Not your usual marginalia

–Like so much of the talk about “power,” luck is the unexplained variance left over after used up all that we know to account for what seems to occurring at edge of what we know or can know.

–Should it need saying, this notion that one’s sense of randomness is created by thinking at the limits of cognition contrasts with the commonplace that pre-existing random variation, a.k.a. indeterminism, constrains our thinking and behaving.

–If we accept its definition—“the Precautionary principle that the introduction of a new product or process whose ultimate effects are disputed or unknown should be resisted”—then the precaution is based on what is known/unknown by way of effects understood today. Where so, there appears to be little or no possibility—no second chance—of any “afterwards” that demonstrates when and where the initial precaution was irreversibly in error.

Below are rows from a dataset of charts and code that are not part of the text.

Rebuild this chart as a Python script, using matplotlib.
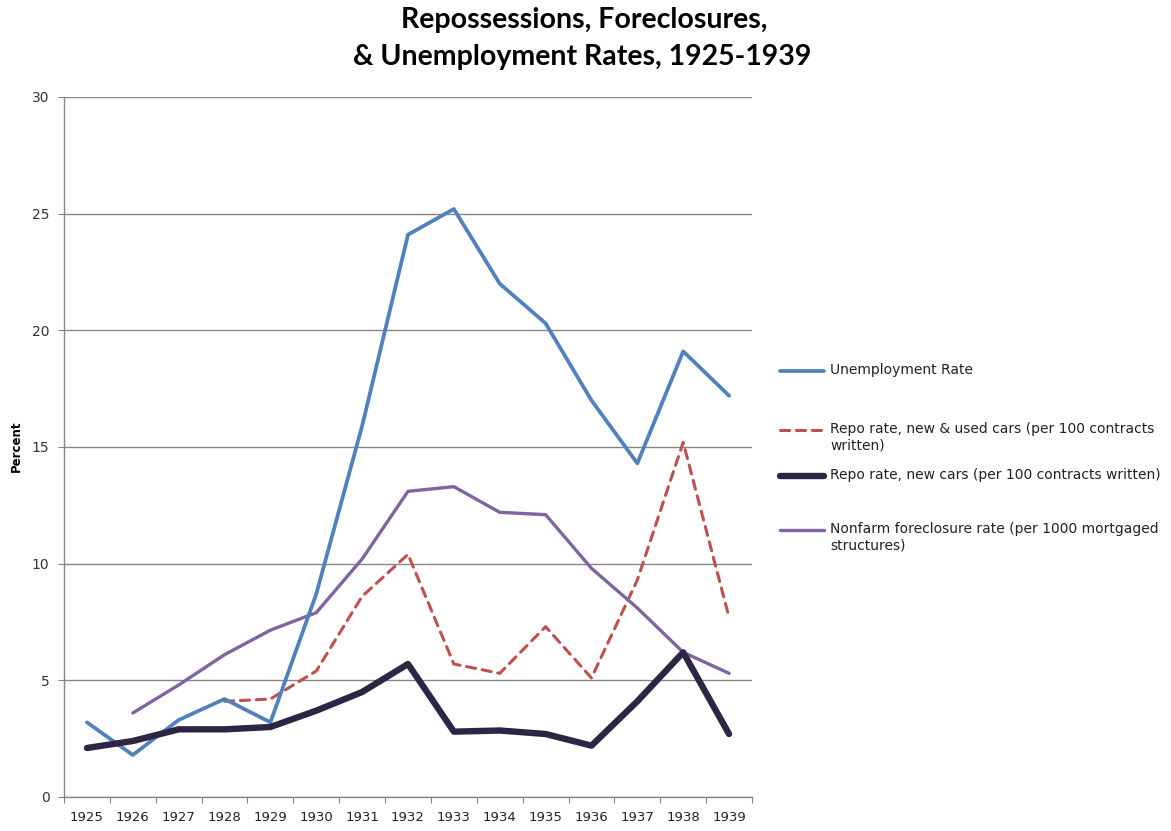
import matplotlib
matplotlib.use("Agg")
import matplotlib.pyplot as plt
from matplotlib.lines import Line2D

years = ["1925", "1926", "1927", "1928", "1929", "1930", "1931", "1932",
         "1933", "1934", "1935", "1936", "1937", "1938", "1939"]
unemployment = [3.2, 1.8, 3.3, 4.2, 3.2, 8.7, 15.9, 24.1, 25.2, 22.0, 20.3, 17.0, 14.3, 19.1, 17.2]
repo_new_used = [None, None, None, 4.1, 4.2, 5.4, 8.6, 10.4, 5.7, 5.3, 7.3, 5.1, 9.3, 15.2, 7.7]
repo_new = [2.1, 2.4, 2.9, 2.9, 3.0, 3.7, 4.5, 5.7, 2.8, 2.85, 2.7, 2.2, 4.1, 6.2, 2.7]
foreclosure = [None, 3.6, 4.8, 6.1, 7.15, 7.9, 10.2, 13.1, 13.3, 12.2, 12.1, 9.8, 8.1, 6.2, 5.3]
yticks = [0, 5, 10, 15, 20, 25, 30]

labels = ["Unemployment Rate",
          "Repo rate, new & used cars (per 100 contracts\nwritten)",
          "Repo rate, new cars (per 100 contracts written)",
          "Nonfarm foreclosure rate (per 1000 mortgaged\nstructures)"]
colors = ["#4F81BD", "#C0504D", "#2E2444", "#8064A2"]

W, H = 1171, 831
fig = plt.figure(figsize=(W / 100, H / 100), dpi=100)
ax = fig.add_axes([64 / W, 1 - 797 / H, (752 - 64) / W, (797 - 97) / H])

def seg(vals):
    xs = [i for i, v in enumerate(vals) if v is not None]
    ys = [v for v in vals if v is not None]
    return xs, ys

x, y = seg(unemployment)
ax.plot(x, y, color=colors[0], lw=2.7, solid_capstyle="round", solid_joinstyle="round", zorder=4)
x, y = seg(repo_new_used)
ax.plot(x, y, color=colors[1], lw=2.2, linestyle=(0, (3, 2.2)), dash_capstyle="round", zorder=3)
x, y = seg(repo_new)
ax.plot(x, y, color=colors[2], lw=4.6, solid_capstyle="round", solid_joinstyle="round", zorder=5)
x, y = seg(foreclosure)
ax.plot(x, y, color=colors[3], lw=2.4, solid_capstyle="round", solid_joinstyle="round", zorder=3)

ax.set_ylim(0, 30)
ax.set_xlim(-0.5, len(years) - 0.5)
ax.set_yticks(yticks)
ax.set_yticklabels([str(t) for t in yticks], fontsize=10, color="#333333")
ax.set_xticks([i - 0.5 for i in range(len(years) + 1)])
ax.set_xticklabels([])
ax.set_xticks(range(len(years)), minor=True)
ax.set_xticklabels(years, minor=True, fontsize=9.5, color="#222222")
ax.tick_params(axis="x", which="major", length=4.5, color="#868686", direction="out")
ax.tick_params(axis="x", which="minor", length=0, pad=10)
ax.tick_params(axis="y", length=4.5, color="#868686", direction="out", pad=6)
ax.grid(axis="y", color="#868686", lw=1)
ax.set_axisbelow(True)
for s in ["top", "right"]:
    ax.spines[s].set_visible(False)
for s in ["left", "bottom"]:
    ax.spines[s].set_color("#868686")
    ax.spines[s].set_linewidth(1)

fig.text(16 / W, 1 - 446 / H, "Percent", rotation=90, fontsize=8.5, fontweight="bold",
         ha="center", va="center")

fig.text(584 / W, 1 - 20 / H, "Repossessions, Foreclosures,", fontsize=20.5, fontweight="bold",
         family="Lato", ha="center", va="center")
fig.text(582 / W, 1 - 57 / H, "& Unemployment Rates, 1925-1939", fontsize=20.5, fontweight="bold",
         family="Lato", ha="center", va="center")

# legend drawn manually
leg_y = [371, 430, 476, 530]
styles = [dict(lw=2.7, ls="-"), dict(lw=2.2, ls=(0, (3, 2.2))), dict(lw=4.6, ls="-"), dict(lw=2.4, ls="-")]
for lab, c, yy, st in zip(labels, colors, leg_y, styles):
    yf = 1 - yy / H
    fig.add_artist(Line2D([780 / W, 824 / W], [yf, yf], color=c, solid_capstyle="round",
                          dash_capstyle="round", transform=fig.transFigure, **st))
    fig.text(830 / W, yf + 8 / H, lab, fontsize=10, ha="left", va="top", color="#222222",
             linespacing=1.25)

fig.savefig("out.png", dpi=100)
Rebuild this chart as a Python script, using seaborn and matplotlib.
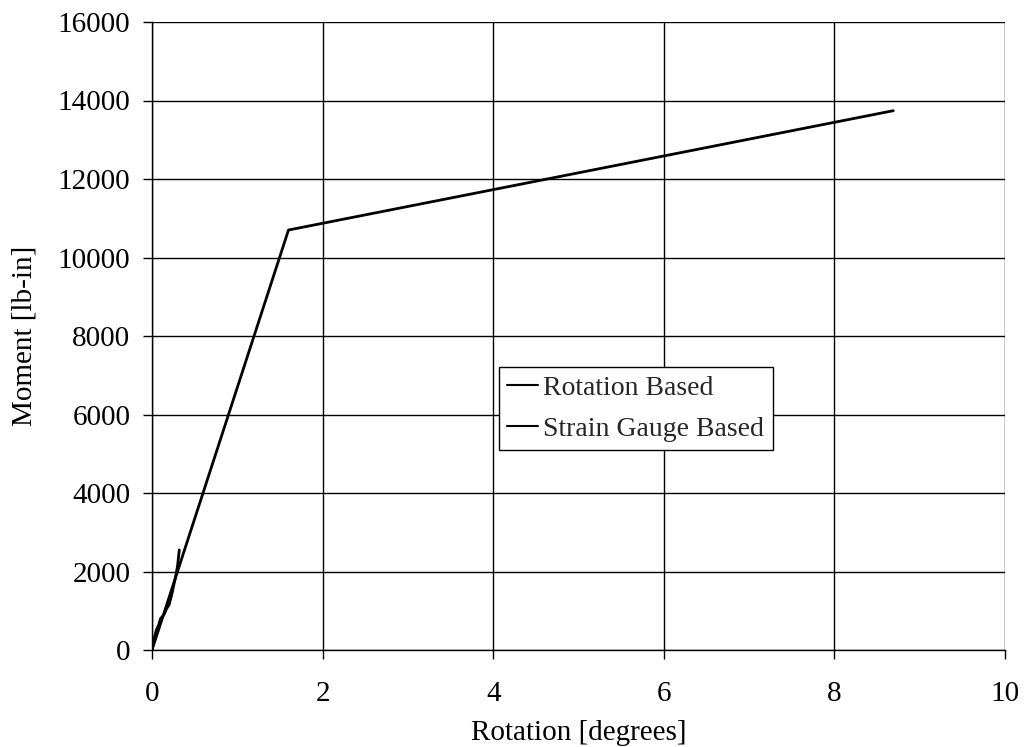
import matplotlib
matplotlib.use("Agg")
import matplotlib.pyplot as plt
import seaborn as sns
import pandas as pd

# Data
rot_x = [0.0, 1.60, 8.69]
rot_y = [0, 10700, 13740]

sg_x = [0.0, 0.02, 0.05, 0.08, 0.10, 0.14, 0.17, 0.20, 0.23, 0.26, 0.28, 0.30, 0.31, 0.32]
sg_y = [0, 250, 500, 650, 800, 900, 1050, 1150, 1400, 1700, 1900, 2150, 2350, 2550]

x_ticks = [0, 2, 4, 6, 8, 10]
y_ticks = [0, 2000, 4000, 6000, 8000, 10000, 12000, 14000, 16000]

df = pd.concat([
    pd.DataFrame({"x": rot_x, "y": rot_y, "series": "Rotation Based"}),
    pd.DataFrame({"x": sg_x, "y": sg_y, "series": "Strain Gauge Based"}),
], ignore_index=True)

sns.set_theme(style="white")
plt.rcParams["font.family"] = ["Liberation Serif", "DejaVu Serif"]

fig = plt.figure(figsize=(10.30, 7.47), dpi=100)
ax = fig.add_axes([152/1030, 1 - 650/747, (1005-152)/1030, (650-22)/747])

sns.lineplot(data=df, x="x", y="y", hue="series", sort=False, estimator=None,
             palette={"Rotation Based": "black", "Strain Gauge Based": "black"},
             linewidth=2.0, ax=ax, legend=True)

ax.set_xlim(0, 10)
ax.set_ylim(0, 16000)
ax.set_xticks(x_ticks)
ax.set_yticks(y_ticks)
ax.set_xticklabels([str(t) for t in x_ticks])
ax.set_yticklabels([str(t) for t in y_ticks])
ax.grid(True, color="black", linewidth=1.0)
ax.set_axisbelow(True)
for s in ["top", "right"]:
    ax.spines[s].set_visible(False)
for s in ["left", "bottom"]:
    ax.spines[s].set_color("black")
    ax.spines[s].set_linewidth(1.0)
ax.tick_params(axis="both", direction="out", length=6.5, width=1, color="black",
               labelsize=21, labelcolor="black", bottom=True, left=True)
ax.tick_params(axis="x", pad=16)
ax.tick_params(axis="y", pad=9)
ax.set_xlabel("Rotation [degrees]", fontsize=21, color="black")
ax.set_ylabel("Moment [lb-in]", fontsize=21, color="black")
ax.xaxis.set_label_coords(0.5, -0.112)
ax.yaxis.set_label_coords(-0.134, 0.5)

leg = ax.legend(loc="center left", bbox_to_anchor=(0.4068, 0.384), fontsize=20,
                frameon=True, fancybox=False, edgecolor="black", framealpha=1,
                handlelength=1.1, handletextpad=0.2, borderpad=0.3,
                labelspacing=0.55, borderaxespad=0)
leg.get_frame().set_linewidth(1.0)
for line in leg.get_lines():
    line.set_linewidth(1.5)

fig.savefig("out.png", dpi=100)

–The opposite of a frightening uncontrollability or uncertainty isn’t controllability and certainty but restfulness, i.e., being indifferent to and not caring about either set of binaries.

–The father of artist Max Ernst is said to have painted a picture of his garden but was so upset at having to leave out a tree for compositional reasons that he had the tree cut down in order to match the picture. I have worked with project designers, engineers, ecologists and economists, who saw their worlds represented the same way. I still feel shame at having had village trees cut down for the planned road that never came.

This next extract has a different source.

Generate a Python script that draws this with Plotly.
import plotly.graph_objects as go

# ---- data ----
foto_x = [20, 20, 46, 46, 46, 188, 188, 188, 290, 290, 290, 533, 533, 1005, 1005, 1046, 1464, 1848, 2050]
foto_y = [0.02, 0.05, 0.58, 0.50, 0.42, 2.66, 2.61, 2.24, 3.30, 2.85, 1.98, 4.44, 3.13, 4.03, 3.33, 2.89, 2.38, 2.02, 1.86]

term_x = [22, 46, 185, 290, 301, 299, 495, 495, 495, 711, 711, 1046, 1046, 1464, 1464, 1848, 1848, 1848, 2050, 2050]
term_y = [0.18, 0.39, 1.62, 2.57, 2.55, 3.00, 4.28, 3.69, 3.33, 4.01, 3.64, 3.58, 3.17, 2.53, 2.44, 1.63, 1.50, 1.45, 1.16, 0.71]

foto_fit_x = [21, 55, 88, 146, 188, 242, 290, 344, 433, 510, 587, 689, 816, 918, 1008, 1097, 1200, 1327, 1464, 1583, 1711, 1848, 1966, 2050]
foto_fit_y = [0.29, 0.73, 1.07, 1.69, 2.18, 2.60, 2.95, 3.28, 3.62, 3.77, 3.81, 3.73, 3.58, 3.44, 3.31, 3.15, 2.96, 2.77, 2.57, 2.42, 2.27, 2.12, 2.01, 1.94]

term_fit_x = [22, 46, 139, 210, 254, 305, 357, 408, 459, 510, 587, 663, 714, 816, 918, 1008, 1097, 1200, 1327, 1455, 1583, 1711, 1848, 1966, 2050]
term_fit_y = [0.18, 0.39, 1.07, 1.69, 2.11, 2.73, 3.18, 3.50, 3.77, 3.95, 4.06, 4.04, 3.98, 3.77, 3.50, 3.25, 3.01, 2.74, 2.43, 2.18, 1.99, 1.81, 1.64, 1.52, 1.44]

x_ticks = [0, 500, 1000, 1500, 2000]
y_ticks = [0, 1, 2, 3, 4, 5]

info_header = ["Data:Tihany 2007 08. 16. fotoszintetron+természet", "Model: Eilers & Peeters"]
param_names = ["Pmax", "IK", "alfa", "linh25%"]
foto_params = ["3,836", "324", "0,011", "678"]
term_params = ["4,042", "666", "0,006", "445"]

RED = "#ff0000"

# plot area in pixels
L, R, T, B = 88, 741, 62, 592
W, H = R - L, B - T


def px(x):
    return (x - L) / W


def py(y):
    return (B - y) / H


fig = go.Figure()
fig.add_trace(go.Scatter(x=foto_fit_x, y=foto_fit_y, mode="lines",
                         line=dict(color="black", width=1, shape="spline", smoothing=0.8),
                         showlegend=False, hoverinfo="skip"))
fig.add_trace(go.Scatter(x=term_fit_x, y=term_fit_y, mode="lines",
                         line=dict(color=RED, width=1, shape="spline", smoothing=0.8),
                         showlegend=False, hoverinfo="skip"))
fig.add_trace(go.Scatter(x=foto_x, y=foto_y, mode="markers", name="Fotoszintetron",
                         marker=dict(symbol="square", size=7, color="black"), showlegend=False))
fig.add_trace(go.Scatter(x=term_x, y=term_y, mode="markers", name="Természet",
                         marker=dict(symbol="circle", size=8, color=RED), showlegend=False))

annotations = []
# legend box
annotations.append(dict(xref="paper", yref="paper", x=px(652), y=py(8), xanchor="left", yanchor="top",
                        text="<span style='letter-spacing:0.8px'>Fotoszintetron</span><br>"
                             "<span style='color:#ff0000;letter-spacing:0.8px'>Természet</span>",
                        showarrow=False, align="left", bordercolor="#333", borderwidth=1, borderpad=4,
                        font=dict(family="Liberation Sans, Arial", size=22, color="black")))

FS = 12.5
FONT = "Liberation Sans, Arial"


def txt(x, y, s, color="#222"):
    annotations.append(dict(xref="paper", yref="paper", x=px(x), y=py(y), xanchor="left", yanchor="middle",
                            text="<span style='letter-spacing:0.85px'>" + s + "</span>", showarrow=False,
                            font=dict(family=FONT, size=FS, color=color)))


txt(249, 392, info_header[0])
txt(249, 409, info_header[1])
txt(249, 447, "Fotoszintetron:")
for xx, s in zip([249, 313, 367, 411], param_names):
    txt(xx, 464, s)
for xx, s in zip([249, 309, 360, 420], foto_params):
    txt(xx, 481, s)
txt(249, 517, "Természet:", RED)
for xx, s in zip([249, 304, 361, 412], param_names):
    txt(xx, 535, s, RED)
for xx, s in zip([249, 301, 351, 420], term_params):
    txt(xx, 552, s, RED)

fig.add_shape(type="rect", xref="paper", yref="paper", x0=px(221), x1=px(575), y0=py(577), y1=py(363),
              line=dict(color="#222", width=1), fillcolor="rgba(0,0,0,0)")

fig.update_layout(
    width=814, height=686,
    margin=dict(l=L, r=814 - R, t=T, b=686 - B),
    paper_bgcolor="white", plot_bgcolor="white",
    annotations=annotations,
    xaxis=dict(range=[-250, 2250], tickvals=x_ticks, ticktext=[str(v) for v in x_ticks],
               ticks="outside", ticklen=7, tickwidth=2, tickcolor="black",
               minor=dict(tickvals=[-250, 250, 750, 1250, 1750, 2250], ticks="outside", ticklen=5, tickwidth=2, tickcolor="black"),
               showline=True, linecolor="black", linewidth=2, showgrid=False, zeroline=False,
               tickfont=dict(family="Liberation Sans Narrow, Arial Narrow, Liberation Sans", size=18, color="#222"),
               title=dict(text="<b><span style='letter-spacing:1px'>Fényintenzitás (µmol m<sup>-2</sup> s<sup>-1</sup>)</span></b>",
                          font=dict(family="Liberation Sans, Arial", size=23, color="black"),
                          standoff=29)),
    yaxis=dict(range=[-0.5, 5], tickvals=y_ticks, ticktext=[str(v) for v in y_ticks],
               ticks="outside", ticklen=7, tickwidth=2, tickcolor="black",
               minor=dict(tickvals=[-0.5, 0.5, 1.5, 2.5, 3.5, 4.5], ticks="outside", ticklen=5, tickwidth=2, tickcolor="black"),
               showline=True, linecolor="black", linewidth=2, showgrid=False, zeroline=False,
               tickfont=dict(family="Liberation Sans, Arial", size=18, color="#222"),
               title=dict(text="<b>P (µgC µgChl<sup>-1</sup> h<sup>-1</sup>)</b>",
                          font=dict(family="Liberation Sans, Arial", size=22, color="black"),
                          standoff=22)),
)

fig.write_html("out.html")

–Some of those “. . .but-we-must-do-something-now!” are conveyed with the same urgency the Yankee poet felt when commemorating another Civil War battle.

–We should keep in mind the example of Phalaris, 6th century BCE tyrant in Sicily. He ordered the inventor Perillus to design a huge bronze bull in which to roast his victims alive. Their screams would, the tyrant hoped, sound just like the bellows of a bull. Phalaris was so impressed with the contraption that he promptly tried it out on Perillus, as the first victim.

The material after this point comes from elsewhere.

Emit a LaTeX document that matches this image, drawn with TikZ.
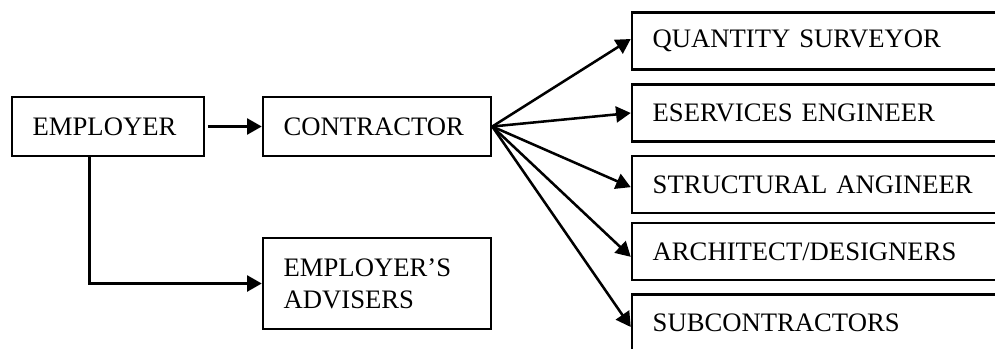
\documentclass[tikz,border=0pt]{standalone}
\usepackage{fontspec}
\setmainfont{Liberation Serif}
\usetikzlibrary{arrows.meta, positioning, calc}

\begin{document}
\begin{tikzpicture}[
  x=0.75pt, y=-0.75pt,
  bx/.style={draw=black, line width=1.9pt, inner xsep=15.5pt, inner ysep=0pt,
             align=left, font=\fontsize{20}{24}\selectfont},
  sbx/.style={bx, minimum width=144pt, text width=113pt, minimum height=44pt},
  mbx/.style={bx, minimum width=171pt, text width=140pt, minimum height=44pt},
  rbx/.style={bx, minimum width=285pt, text width=254pt, minimum height=43pt},
  ar/.style={line width=1.9pt, -{Triangle[length=11pt, width=12pt]}}
]
  \clip (0,0) rectangle (995,349);
  \fill[white] (0,0) rectangle (995,349);

  % ---- left side ----
  \node[sbx] (emp) at (108,126.5) {EMPLOYER};
  \node[mbx] (con) at (377,126.5) {CONTRACTOR};
  \node[mbx, minimum height=68pt] (adv) at (377,283.5) {EMPLOYER'S\\ADVISERS};

  % ---- right side ----
  \node[rbx] (qs)  at (822,41)    {QUANTITY SURVEYOR};
  \node[rbx] (se)  at (822,113)   {ESERVICES ENGINEER};
  \node[rbx] (str) at (822,184.5) {STRUCTURAL ANGINEER};
  \node[rbx] (arc) at (822,251.5) {ARCHITECT/DESIGNERS};
  \node[rbx] (sub) at (822,323)   {SUBCONTRACTORS};

  % ---- connectors ----
  \draw[ar, shorten <=2pt] (emp) -- (con);
  \draw[ar] ([xshift=-14pt]emp.south) |- (adv.west);
  \draw[ar] (con.east) -- ([yshift=1.5pt]qs.west);
  \draw[ar] (con.east) -- (se.west);
  \draw[ar] (con.east) -- ([yshift=-2pt]str.west);
  \draw[ar] (con.east) -- ([yshift=-4pt]arc.west);
  \draw[ar] (con.east) -- ([yshift=-3pt]sub.west);
\end{tikzpicture}
\end{document}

–Have you ever attended one of those presentations where the engineer proposes all-benefit-and-no-cost designs and technologies of such fantastification as would bring a failing grade to an undergraduate in policy analysis?

–The only difference between the advocates of financial economism and Professor Sir Anthony Blunt, art historian and KGB agent seeking to undermine capitalism, is that Blunt didn’t have as good a roadmap to economic subversion as the Efficient Market Hypothesis, Value at Risk Model, and other such weaponry driving the last financial crisis.

–There’s also no small irony in the fact that the advocates of innovation privilege the role of error in their drive to innovation at the same time they dismiss as “patches and workarounds” the real-time operational redesigns of infrastructure operators necessitated by those innovations.

–System failure is the place where everything is actually connected to everything else, since each thing ends up as a potential substitute for anything else. “Need unites everything,” Aristotle put it, and need is greatest in collapse.

–That Christ was the first Christian doodler and painter—think John 8:6-8, where he bends down to draw something in the dirt, and Veronica’s veil upon which he wiped his exact image—doesn’t makes him good-enough in either, even if, or some say, he was as good as you’re going to get—and even then, just only maybe.